** Begin SUPPLIED INFORMATION **
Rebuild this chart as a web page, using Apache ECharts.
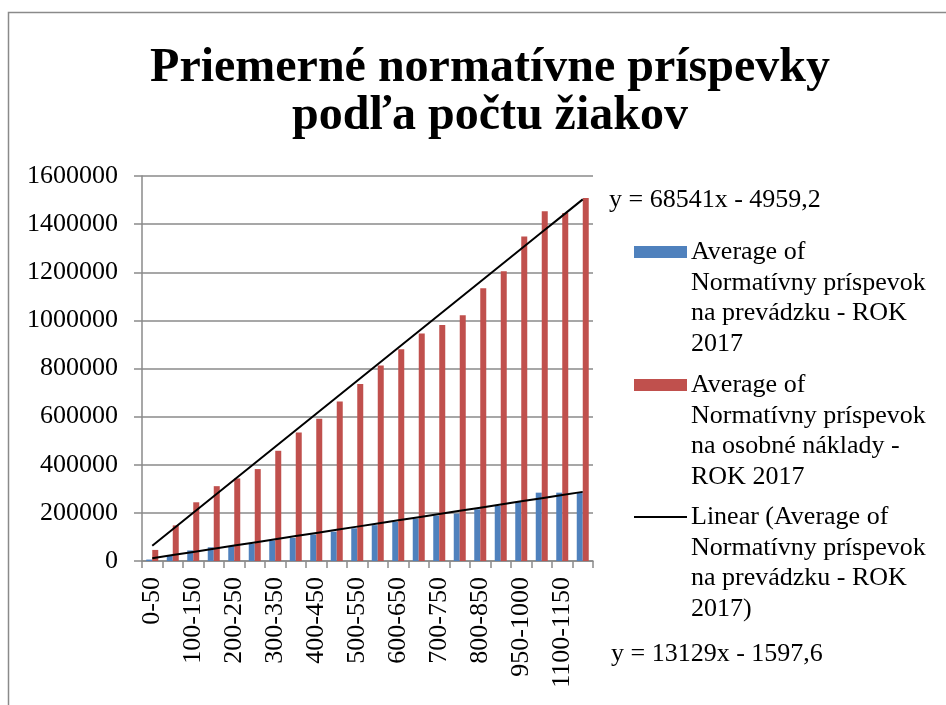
<!DOCTYPE html>
<html lang="sk">
<head>
<meta charset="UTF-8">
<title>Priemerné normatívne príspevky</title>
<script src="https://cdn.jsdelivr.net/npm/echarts@6/dist/echarts.min.js"></script>
<style>
  html, body { margin: 0; padding: 0; background: #fff; }
  #chart { width: 946px; height: 705px; }
</style>
</head>
<body>
<div id="chart"></div>
<script>
// pocet ziakov (kategorie)
var categories = ['0-50', '50-100', '100-150', '150-200', '200-250', '250-300', '300-350', '350-400',
  '400-450', '450-500', '500-550', '550-600', '600-650', '650-700', '700-750', '750-800',
  '800-850', '850-900', '950-1000', '1000-1050', '1100-1150', '1150-1200'];

// Average of Normatívny príspevok na prevádzku - ROK 2017
var prevadzka = [6000, 25000, 44000, 57000, 62000, 71000, 85000, 96000, 110000, 122000, 136000,
  149000, 163000, 176000, 189000, 197000, 215000, 229000, 245000, 284000, 284000, 283000];

// Average of Normatívny príspevok na osobné náklady - ROK 2017
var osobne = [46000, 148000, 244000, 311000, 343000, 382000, 458000, 534000, 591000, 663000, 736000,
  812000, 880000, 945000, 981000, 1021000, 1133000, 1204000, 1349000, 1453000, 1446000, 1509000];

// trendline equations shown in the chart (x = 1..n)
var trendOsobne = [68541, -4959.2];
var trendPrevadzka = [13129, -1597.6];

var legendNames = [
  'Average of\nNormatívny príspevok\nna prevádzku - ROK\n2017',
  'Average of\nNormatívny príspevok\nna osobné náklady -\nROK 2017',
  'Linear (Average of\nNormatívny príspevok\nna prevádzku - ROK\n2017)'
];

function trend(coef) {
  return categories.map(function (c, i) { return coef[0] * (i + 1) + coef[1]; });
}

var serif = '"Liberation Serif", "Times New Roman", serif';
var gray = '#8a8a8a';
var blue = '#4F81BD', red = '#C0504D';

var chart = echarts.init(document.getElementById('chart'));
chart.setOption({
  backgroundColor: '#fff',
  animation: false,
  title: {
    text: 'Priemerné normatívne príspevky\npodľa počtu žiakov',
    left: 485, top: 40, textAlign: 'center',
    textStyle: { fontFamily: serif, fontSize: 48, fontWeight: 'bold', color: '#000', lineHeight: 48 }
  },
  grid: { left: 142, right: 353, top: 176, bottom: 144, containLabel: false },
  xAxis: {
    type: 'category',
    data: categories,
    axisLine: { lineStyle: { color: gray, width: 1.5 } },
    axisTick: { show: true, length: 7, lineStyle: { color: gray, width: 1.5 }, interval: 0 },
    axisLabel: { rotate: 90, interval: 1, margin: 16, fontFamily: serif, fontSize: 26, color: '#000' }
  },
  yAxis: {
    type: 'value',
    min: 0, max: 1600000, interval: 200000,
    axisLine: { show: true, lineStyle: { color: gray, width: 1.5 } },
    axisTick: { show: true, length: 8, lineStyle: { color: gray, width: 1.5 } },
    axisLabel: { margin: 24, fontFamily: serif, fontSize: 26, color: '#000',
      formatter: function (v) { return String(v); } },
    splitLine: { lineStyle: { color: gray, width: 1.5 } }
  },
  series: [
    { name: legendNames[0], type: 'bar', data: prevadzka, barWidth: 6, barGap: '0%',
      itemStyle: { color: blue } },
    { name: legendNames[1], type: 'bar', data: osobne, barWidth: 6, barGap: '0%',
      itemStyle: { color: red } },
    { name: legendNames[2], type: 'line', data: trend(trendPrevadzka), symbol: 'none', z: 5,
      lineStyle: { color: '#000', width: 2 } },
    { name: 'trend osobne', type: 'line', data: trend(trendOsobne), symbol: 'none', z: 5,
      lineStyle: { color: '#000', width: 2 } }
  ],
  graphic: [
    { type: 'rect', shape: { x: 8.5, y: 12.5, width: 1200, height: 1000 },
      style: { fill: null, stroke: '#8a8a8a', lineWidth: 1.5 }, silent: true },
    { type: 'text', left: 609, top: 187,
      style: { text: 'y = 68541x - 4959,2', font: '26px ' + serif, fill: '#000' } },
    { type: 'text', left: 611, top: 641,
      style: { text: 'y = 13129x - 1597,6', font: '26px ' + serif, fill: '#000' } },
    // legenda
    { type: 'rect', shape: { x: 634, y: 246, width: 53, height: 12 }, style: { fill: blue } },
    { type: 'text', left: 691, top: 237,
      style: { text: legendNames[0], font: '26px ' + serif, fill: '#000', lineHeight: 30.5 } },
    { type: 'rect', shape: { x: 634, y: 379, width: 53, height: 12 }, style: { fill: red } },
    { type: 'text', left: 691, top: 370,
      style: { text: legendNames[1], font: '26px ' + serif, fill: '#000', lineHeight: 30.5 } },
    { type: 'line', shape: { x1: 634, y1: 517, x2: 687, y2: 517 }, style: { stroke: '#000', lineWidth: 2 } },
    { type: 'text', left: 691, top: 502,
      style: { text: legendNames[2], font: '26px ' + serif, fill: '#000', lineHeight: 30.5 } }
  ]
});
</script>
</body>
</html>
** End SUPPLIED INFORMATION **
#### WHAT THE TASK ASKS:
Give again, word for word, every line from the top of the data through the line with "var trendPrevadzka = [13129, -1597.6];", both ends included, and exclude the pictures.

#### OUTPUT FOR THIS TASK:
Rebuild this chart as a web page, using Apache ECharts.
<!DOCTYPE html>
<html lang="sk">
<head>
<meta charset="UTF-8">
<title>Priemerné normatívne príspevky</title>
<script src="https://cdn.jsdelivr.net/npm/echarts@6/dist/echarts.min.js"></script>
<style>
  html, body { margin: 0; padding: 0; background: #fff; }
  #chart { width: 946px; height: 705px; }
</style>
</head>
<body>
<div id="chart"></div>
<script>
// pocet ziakov (kategorie)
var categories = ['0-50', '50-100', '100-150', '150-200', '200-250', '250-300', '300-350', '350-400',
  '400-450', '450-500', '500-550', '550-600', '600-650', '650-700', '700-750', '750-800',
  '800-850', '850-900', '950-1000', '1000-1050', '1100-1150', '1150-1200'];

// Average of Normatívny príspevok na prevádzku - ROK 2017
var prevadzka = [6000, 25000, 44000, 57000, 62000, 71000, 85000, 96000, 110000, 122000, 136000,
  149000, 163000, 176000, 189000, 197000, 215000, 229000, 245000, 284000, 284000, 283000];

// Average of Normatívny príspevok na osobné náklady - ROK 2017
var osobne = [46000, 148000, 244000, 311000, 343000, 382000, 458000, 534000, 591000, 663000, 736000,
  812000, 880000, 945000, 981000, 1021000, 1133000, 1204000, 1349000, 1453000, 1446000, 1509000];

// trendline equations shown in the chart (x = 1..n)
var trendOsobne = [68541, -4959.2];
var trendPrevadzka = [13129, -1597.6];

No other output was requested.